America weeps.
Alton Sterling. Philando Castile. Five Dallas police officers. The first two men were killed by law enforcement officers, the last five killed trying to secure a protest based on the first two deaths.
America searches for solutions. Struggling with words to grapple with such a time as this, Dallas Mayor Mike Rawlings said, “We as a city, we as a country, must come together and lock arms and heal the wounds we all feel” (via The Washington Post). Paul Ryan has called on us to stand on our common values and our shared humanity. Twitter is aflame with cries of disgust, outrage, and variations of Rodney King’s immortal words, “can’t we just all get along?”
We look at a fragmented culture and a polarized electorate. We long for unity, commonality, and the ties that bind. We yearn for justice, for equal treatment before the law. We pray for peace and reconciliation.
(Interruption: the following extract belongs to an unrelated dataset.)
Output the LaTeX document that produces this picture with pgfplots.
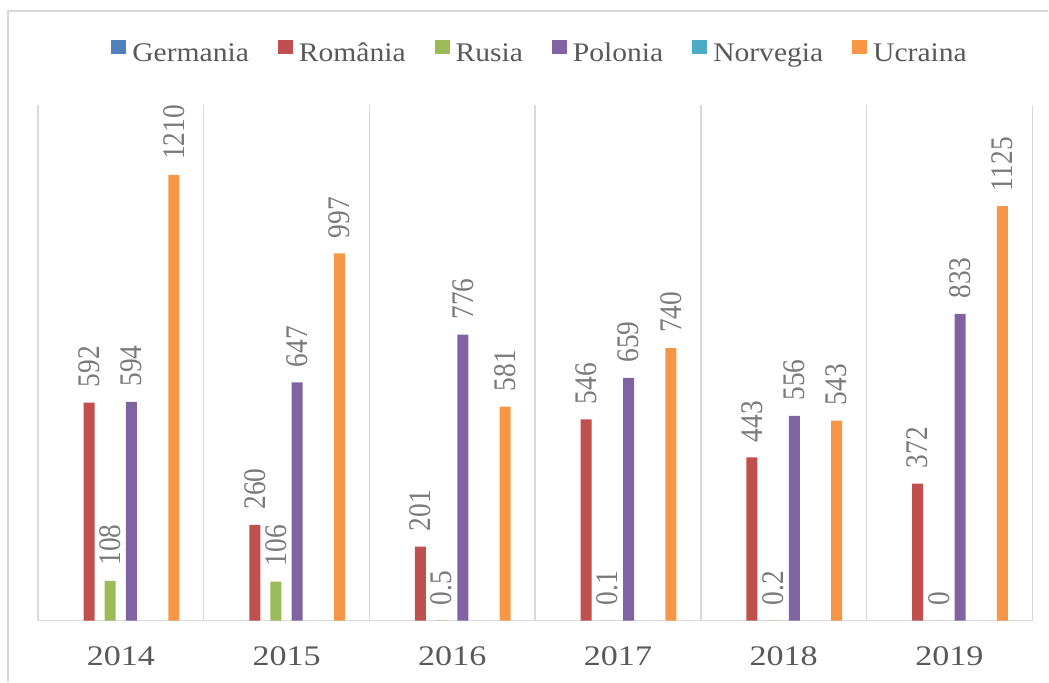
\documentclass[border=0pt]{standalone}
\usepackage{pgfplots}
\pgfplotsset{compat=1.18}
\usepackage{fontspec}
\setmainfont{Liberation Serif}
\newfontfamily\legendfont{Liberation Serif}[FakeStretch=1.1]
\newfontfamily\yearfont{Liberation Serif}[FakeStretch=1.2]
\newfontfamily\labelfont{Liberation Serif}
\definecolor{cGe}{HTML}{4F81BD}
\definecolor{cRo}{HTML}{C0504D}
\definecolor{cRu}{HTML}{9BBB59}
\definecolor{cPo}{HTML}{8064A2}
\definecolor{cNo}{HTML}{4BACC6}
\definecolor{cUc}{HTML}{F79646}
\definecolor{gridgray}{HTML}{D9D9D9}
\definecolor{txtgray}{HTML}{595959}
\definecolor{lblgray}{HTML}{7A7A7A}
\begin{document}
\begin{tikzpicture}
\begin{axis}[
  scale only axis, width=995bp, height=516bp,
  clip=false,
  xmin=-0.5, xmax=5.5, ymin=0, ymax=1400,
  ybar=10.2bp, bar width=11bp,
  axis x line*=bottom, axis y line=none,
  x axis line style={gridgray, line width=1.5bp},
  xtick={0,1,2,3,4,5}, xticklabels={2014,2015,2016,2017,2018,2019},
  major tick length=0pt,
  xticklabel style={font=\yearfont\fontsize{28.5}{28.5}\selectfont, text=txtgray, anchor=north, inner sep=0pt, yshift=-26bp},
  extra x ticks={-0.5,0.5,1.5,2.5,3.5,4.5,5.5}, extra x tick labels={},
  extra x tick style={grid=major, major grid style={gridgray, line width=1.5bp}},
  ytick=\empty,
  legend columns=-1,
  legend style={at={(rel axis cs:0.504,1.103)}, anchor=center, draw=none, fill=none,
    font=\legendfont\fontsize{27}{27}\selectfont, text=txtgray, inner sep=0pt,
    nodes={inner sep=0pt},
    /tikz/every odd column/.style={column sep=6bp},
    /tikz/every even column/.style={column sep=29bp}},
  legend image code/.code={\fill[#1] (0,-1bp) rectangle (15bp,13bp);},
  point meta=explicit symbolic,
  every node near coord/.append style={font=\labelfont\fontsize{27.5}{27.5}\selectfont, text=lblgray,
    xscale=1.15, rotate=90, anchor=west, inner sep=0pt, inner xsep=15bp},
]
\path (rel axis cs:-0.03819,-0.11822) rectangle (rel axis cs:1.01608,1.20349);
\draw[gridgray, line width=1.5bp] (rel axis cs:-0.03015,-0.11822) -- (rel axis cs:-0.03015,1.18217) -- (rel axis cs:1.01608,1.18217);
\addplot[fill=none, draw=none, legend image code/.code={\fill[cGe] (0,-1bp) rectangle (15bp,13bp);}] coordinates {(0,0) (1,0) (2,0) (3,0) (4,0) (5,0)};
\addplot[fill=cRo, draw=none, nodes near coords] coordinates {(0,592)[592] (1,260)[260] (2,201)[201] (3,546)[546] (4,443)[443] (5,372)[372]};
\addplot[fill=cRu, draw=none, nodes near coords] coordinates {(0,108)[108] (1,106)[106] (2,0.5)[0.5] (3,0.1)[0.1] (4,0.2)[0.2] (5,0)[0]};
\addplot[fill=cPo, draw=none, nodes near coords] coordinates {(0,594)[594] (1,647)[647] (2,776)[776] (3,659)[659] (4,556)[556] (5,833)[833]};
\addplot[fill=none, draw=none, legend image code/.code={\fill[cNo] (0,-1bp) rectangle (15bp,13bp);}] coordinates {(0,0) (1,0) (2,0) (3,0) (4,0) (5,0)};
\addplot[fill=cUc, draw=none, nodes near coords] coordinates {(0,1210)[1210] (1,997)[997] (2,581)[581] (3,740)[740] (4,543)[543] (5,1125)[1125]};
\legend{Germania, România, Rusia, Polonia, Norvegia, Ucraina}
\end{axis}
\end{tikzpicture}
\end{document}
I fear that our search will be in vain and that our prayers will go unheeded. We have eschewed the things that might bring unity and we have prized the behaviors and beliefs that atomize. We have built a world that thrives on individualism and an economy that caters to our unique whims and we are surprised that community is fleeting. We have erected an intellectual edifice that insists there can be no truth outside the self, and we are shocked that laws are applied subjectively, randomly, and that the system “might be rigged.” We hope for love to stand against hate, but we have only honed a self-love designed to fill our own needs.
There is hope. There is unity. There is truth. There is justice. But these exist in a land we fear to tread, contained in a book we prefer to ignore, spoken by a God we have turned into ourselves. Unity will not come through the state. Truth cannot flow from the lips of a lying politician. Wisdom does not reside in social media. Love does not hinge on feelings of warmth or the earnestness of a hashtag.
We, as believers, must be plain. We seek to influence the world, but we must begin with the understanding that the world’s problems cannot be solved with the tools of a depraved culture. We cannot socially engineer our way to human flourishing, nor can we utter the cloying words of care and concern if they are segmented from the truth of God’s gospel.
There is Good News. There is a balm in Gilead. We must love as Christ loved, unconditionally even when others do not deserve it, but that love must be connected to the gospel or it is at best a half-measure. We as believers must build bridges across the divides that separate us. Our wounded culture can find solace at the foot of the cross but we have to show it the cross and usher it into the presence of God. Every day. With every action. With every word. When our world pulls us apart–racially, socially, politically, ideologically–we must resist that tug and fight for unity, but not on secular terms. There is no unity in class or color or party. There is but one unity that endures and that transcends our tribes and tongues. It is within the body where there is neither Jew nor Greek, male nor female, black nor white. To look for unity elsewhere may be fleetingly successful but doomed to disappointment.
Love, though, is how we as believers interact with the world. It is our calling to love our neighbor as ourselves. But love will not fix the law. Love will not alter the systematic unfairness that too often defines our courts. Justice is the answer. Justice is, at minimum, the rewarding of the good and the punishment of the wicked. Justice is impartial. Justice does not favor based on the things that distinguish us from one another. Justice, like death, should not be a respecter of persons. The rich and the poor, the powerful and the weak, the advantaged and the oppressed, should find fairness in our land.
We, as a people, should dedicate our public lives to the pursuit of justice. We should strive for a ruthless application of fairness and a monstrous commitment to impartiality. We must understand that without justice, there truly can be no peace, because without justice, there is no comfort or assurance that truth will prevail or that right will be done.
For justice to matter, we must see it through, even when it pinches our own self-interest. An objective application of the law will mean that sometimes we will win and at others we will lose. It might mean our pet policies or ideas suffer, or that our own preferences go unheeded. Justice cannot be employed when it only suits us, but it must go to the truth as it finds it.
We too often think of love and justice in tension, but they work hand-in-hand. We can strive for both love and justice. They are not mutually exclusive. We love our neighbors and we govern in fairness.
Our culture has made it clear during the past few years that we, as orthodox believers, are not terribly welcome. However, our culture cannot define our actions. We can still love and seek justice, all with the goal of exposing our culture to the cross and the truth, love, and unity it will find there. This is who we are. This is the body of Christ. This is what we do in the face of this past week.